Given problem:
All lines from the beginning of the listing through the line with "0.72535 0.73699 0.72065" are to be copied word for word; the pictures are not.

★ ★ ★ ★ ★ ★ ★

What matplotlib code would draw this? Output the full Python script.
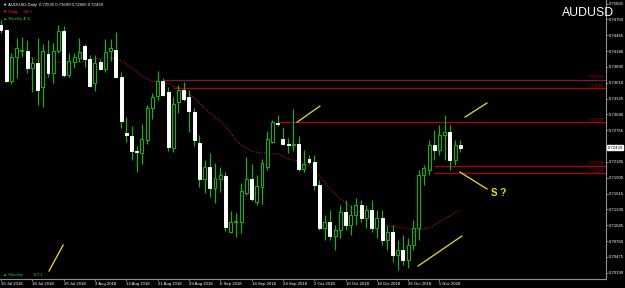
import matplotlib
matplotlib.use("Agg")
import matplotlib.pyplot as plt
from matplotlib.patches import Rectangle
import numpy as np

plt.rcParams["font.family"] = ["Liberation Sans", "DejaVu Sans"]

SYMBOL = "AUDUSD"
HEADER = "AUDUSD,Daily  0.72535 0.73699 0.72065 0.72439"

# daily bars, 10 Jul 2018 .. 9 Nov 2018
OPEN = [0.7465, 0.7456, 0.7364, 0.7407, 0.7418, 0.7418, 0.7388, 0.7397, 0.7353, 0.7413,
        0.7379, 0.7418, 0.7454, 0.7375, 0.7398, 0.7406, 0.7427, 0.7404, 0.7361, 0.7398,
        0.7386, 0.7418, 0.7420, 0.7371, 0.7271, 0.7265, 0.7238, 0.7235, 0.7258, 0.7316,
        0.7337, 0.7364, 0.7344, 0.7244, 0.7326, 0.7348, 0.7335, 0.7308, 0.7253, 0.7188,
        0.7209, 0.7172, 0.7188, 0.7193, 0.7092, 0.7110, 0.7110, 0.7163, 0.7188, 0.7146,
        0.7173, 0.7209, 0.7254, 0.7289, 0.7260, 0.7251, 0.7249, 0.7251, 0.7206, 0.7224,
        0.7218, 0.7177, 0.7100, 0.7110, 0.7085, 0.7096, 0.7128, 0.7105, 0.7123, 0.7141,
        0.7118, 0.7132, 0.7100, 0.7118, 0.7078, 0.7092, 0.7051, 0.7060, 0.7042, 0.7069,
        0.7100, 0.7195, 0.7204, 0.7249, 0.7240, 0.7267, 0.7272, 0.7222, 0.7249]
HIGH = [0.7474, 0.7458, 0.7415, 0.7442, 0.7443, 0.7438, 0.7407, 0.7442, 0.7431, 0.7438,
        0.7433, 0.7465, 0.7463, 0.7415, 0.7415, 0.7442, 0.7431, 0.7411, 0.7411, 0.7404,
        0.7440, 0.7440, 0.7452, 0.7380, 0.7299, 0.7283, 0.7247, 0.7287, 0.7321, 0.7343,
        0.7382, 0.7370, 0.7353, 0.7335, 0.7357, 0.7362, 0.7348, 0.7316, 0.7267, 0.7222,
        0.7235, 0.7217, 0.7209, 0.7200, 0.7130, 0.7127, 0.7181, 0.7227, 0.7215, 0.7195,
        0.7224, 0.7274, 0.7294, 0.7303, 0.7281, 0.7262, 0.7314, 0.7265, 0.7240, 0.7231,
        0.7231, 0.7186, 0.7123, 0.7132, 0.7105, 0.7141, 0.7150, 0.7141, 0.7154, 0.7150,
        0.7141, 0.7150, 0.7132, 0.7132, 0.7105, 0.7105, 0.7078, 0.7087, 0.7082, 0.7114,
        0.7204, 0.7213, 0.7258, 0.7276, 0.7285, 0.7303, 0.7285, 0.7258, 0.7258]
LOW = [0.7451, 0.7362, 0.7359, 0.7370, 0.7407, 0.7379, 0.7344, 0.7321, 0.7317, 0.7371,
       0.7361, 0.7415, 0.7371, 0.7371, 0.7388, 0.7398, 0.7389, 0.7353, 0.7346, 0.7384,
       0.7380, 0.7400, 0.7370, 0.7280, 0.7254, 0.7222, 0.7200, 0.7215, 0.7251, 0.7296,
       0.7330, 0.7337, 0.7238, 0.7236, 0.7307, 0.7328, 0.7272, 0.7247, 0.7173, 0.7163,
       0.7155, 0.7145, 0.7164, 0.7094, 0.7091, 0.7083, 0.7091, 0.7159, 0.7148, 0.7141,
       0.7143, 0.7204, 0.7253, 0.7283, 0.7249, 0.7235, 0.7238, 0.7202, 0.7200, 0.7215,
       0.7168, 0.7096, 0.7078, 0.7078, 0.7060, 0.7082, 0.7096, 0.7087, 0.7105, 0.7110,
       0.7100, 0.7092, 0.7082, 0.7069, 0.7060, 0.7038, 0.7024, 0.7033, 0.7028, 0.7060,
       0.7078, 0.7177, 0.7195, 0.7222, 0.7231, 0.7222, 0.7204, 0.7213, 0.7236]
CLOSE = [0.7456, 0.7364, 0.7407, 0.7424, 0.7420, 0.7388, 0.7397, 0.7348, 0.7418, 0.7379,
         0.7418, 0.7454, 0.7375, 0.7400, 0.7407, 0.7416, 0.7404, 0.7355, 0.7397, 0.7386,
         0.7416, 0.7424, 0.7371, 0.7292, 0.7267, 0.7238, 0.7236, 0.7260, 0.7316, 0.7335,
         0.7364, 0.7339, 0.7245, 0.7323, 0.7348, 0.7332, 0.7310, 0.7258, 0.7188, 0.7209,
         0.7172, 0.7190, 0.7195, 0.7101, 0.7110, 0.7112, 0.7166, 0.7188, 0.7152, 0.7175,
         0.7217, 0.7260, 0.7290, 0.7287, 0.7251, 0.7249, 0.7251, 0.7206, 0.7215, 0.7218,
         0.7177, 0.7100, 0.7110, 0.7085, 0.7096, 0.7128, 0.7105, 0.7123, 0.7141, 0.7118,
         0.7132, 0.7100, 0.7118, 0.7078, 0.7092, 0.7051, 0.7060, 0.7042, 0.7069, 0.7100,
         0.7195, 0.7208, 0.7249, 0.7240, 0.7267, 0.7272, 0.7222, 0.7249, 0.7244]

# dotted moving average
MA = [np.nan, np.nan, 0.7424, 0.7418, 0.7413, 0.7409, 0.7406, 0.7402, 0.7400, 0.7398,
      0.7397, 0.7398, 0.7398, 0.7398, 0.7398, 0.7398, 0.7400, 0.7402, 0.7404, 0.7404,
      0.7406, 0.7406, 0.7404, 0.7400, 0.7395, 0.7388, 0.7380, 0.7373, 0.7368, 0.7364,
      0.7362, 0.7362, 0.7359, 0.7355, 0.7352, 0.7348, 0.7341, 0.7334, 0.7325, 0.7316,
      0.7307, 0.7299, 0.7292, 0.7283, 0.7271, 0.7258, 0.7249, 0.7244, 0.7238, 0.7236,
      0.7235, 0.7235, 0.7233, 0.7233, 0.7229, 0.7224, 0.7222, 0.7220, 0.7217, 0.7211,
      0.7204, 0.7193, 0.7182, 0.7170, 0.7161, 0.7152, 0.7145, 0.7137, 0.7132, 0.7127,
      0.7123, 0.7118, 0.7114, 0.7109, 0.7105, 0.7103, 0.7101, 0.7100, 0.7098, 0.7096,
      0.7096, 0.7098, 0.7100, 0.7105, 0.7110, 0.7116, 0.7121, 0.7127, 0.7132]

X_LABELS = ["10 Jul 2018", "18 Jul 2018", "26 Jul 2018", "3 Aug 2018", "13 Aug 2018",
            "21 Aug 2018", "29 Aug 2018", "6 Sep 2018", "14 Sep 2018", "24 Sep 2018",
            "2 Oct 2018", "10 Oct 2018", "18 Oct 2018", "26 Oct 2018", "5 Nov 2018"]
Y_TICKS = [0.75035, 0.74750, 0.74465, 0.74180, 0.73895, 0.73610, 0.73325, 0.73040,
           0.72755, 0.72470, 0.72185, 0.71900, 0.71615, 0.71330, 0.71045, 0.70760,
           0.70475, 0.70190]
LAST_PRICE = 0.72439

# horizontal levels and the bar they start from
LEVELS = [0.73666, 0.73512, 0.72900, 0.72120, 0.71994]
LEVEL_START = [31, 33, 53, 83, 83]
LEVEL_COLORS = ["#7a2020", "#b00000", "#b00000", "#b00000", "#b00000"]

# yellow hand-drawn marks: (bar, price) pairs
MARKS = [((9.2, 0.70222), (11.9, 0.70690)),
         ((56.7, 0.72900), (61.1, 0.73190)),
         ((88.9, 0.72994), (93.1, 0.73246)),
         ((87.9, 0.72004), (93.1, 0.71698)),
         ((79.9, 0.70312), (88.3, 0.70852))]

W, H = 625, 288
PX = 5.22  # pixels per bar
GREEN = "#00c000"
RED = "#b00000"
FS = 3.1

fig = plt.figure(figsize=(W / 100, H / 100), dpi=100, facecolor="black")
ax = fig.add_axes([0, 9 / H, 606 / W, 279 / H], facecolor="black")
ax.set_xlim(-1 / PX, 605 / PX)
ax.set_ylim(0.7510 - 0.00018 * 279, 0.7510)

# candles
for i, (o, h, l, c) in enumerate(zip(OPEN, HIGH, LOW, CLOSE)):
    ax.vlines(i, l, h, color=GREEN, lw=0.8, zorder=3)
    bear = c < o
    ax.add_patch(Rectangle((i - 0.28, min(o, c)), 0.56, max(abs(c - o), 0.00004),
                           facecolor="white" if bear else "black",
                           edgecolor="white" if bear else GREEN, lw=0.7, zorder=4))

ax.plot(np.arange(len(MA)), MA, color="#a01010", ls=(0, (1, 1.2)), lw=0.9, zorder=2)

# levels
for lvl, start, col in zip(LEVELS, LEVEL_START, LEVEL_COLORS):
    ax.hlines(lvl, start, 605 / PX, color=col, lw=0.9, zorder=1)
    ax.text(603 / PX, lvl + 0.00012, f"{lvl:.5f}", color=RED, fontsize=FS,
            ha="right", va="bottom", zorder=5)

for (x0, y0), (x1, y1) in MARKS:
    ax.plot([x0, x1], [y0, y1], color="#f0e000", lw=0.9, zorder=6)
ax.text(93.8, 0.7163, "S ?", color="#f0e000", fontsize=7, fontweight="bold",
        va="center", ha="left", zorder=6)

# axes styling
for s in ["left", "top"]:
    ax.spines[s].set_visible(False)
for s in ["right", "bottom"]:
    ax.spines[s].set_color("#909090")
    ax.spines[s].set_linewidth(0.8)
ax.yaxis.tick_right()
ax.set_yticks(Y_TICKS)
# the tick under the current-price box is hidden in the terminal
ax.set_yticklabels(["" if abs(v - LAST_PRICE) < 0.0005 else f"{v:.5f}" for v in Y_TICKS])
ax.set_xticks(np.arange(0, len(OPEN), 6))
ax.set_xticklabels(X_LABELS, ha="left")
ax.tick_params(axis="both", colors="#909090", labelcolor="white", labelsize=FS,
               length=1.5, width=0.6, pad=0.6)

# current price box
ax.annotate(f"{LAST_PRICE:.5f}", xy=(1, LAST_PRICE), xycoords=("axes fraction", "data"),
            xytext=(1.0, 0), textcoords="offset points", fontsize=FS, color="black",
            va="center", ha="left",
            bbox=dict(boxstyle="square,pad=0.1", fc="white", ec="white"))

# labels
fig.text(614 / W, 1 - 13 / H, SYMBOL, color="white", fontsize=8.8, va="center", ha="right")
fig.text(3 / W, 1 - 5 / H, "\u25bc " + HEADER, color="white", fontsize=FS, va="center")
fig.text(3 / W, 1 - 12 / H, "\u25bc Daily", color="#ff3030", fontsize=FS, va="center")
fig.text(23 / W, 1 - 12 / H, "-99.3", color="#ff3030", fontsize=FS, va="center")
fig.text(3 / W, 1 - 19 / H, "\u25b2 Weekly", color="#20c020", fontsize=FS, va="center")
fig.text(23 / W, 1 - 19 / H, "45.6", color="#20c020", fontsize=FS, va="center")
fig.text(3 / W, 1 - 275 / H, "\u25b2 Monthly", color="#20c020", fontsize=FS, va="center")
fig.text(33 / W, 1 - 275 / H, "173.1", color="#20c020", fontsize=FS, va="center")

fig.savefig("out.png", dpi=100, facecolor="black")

★ ★ ★ ★ ★ ★ ★

Answer to the exercise:
What matplotlib code would draw this? Output the full Python script.
import matplotlib
matplotlib.use("Agg")
import matplotlib.pyplot as plt
from matplotlib.patches import Rectangle
import numpy as np

plt.rcParams["font.family"] = ["Liberation Sans", "DejaVu Sans"]

SYMBOL = "AUDUSD"
HEADER = "AUDUSD,Daily  0.72535 0.73699 0.72065 0.72439"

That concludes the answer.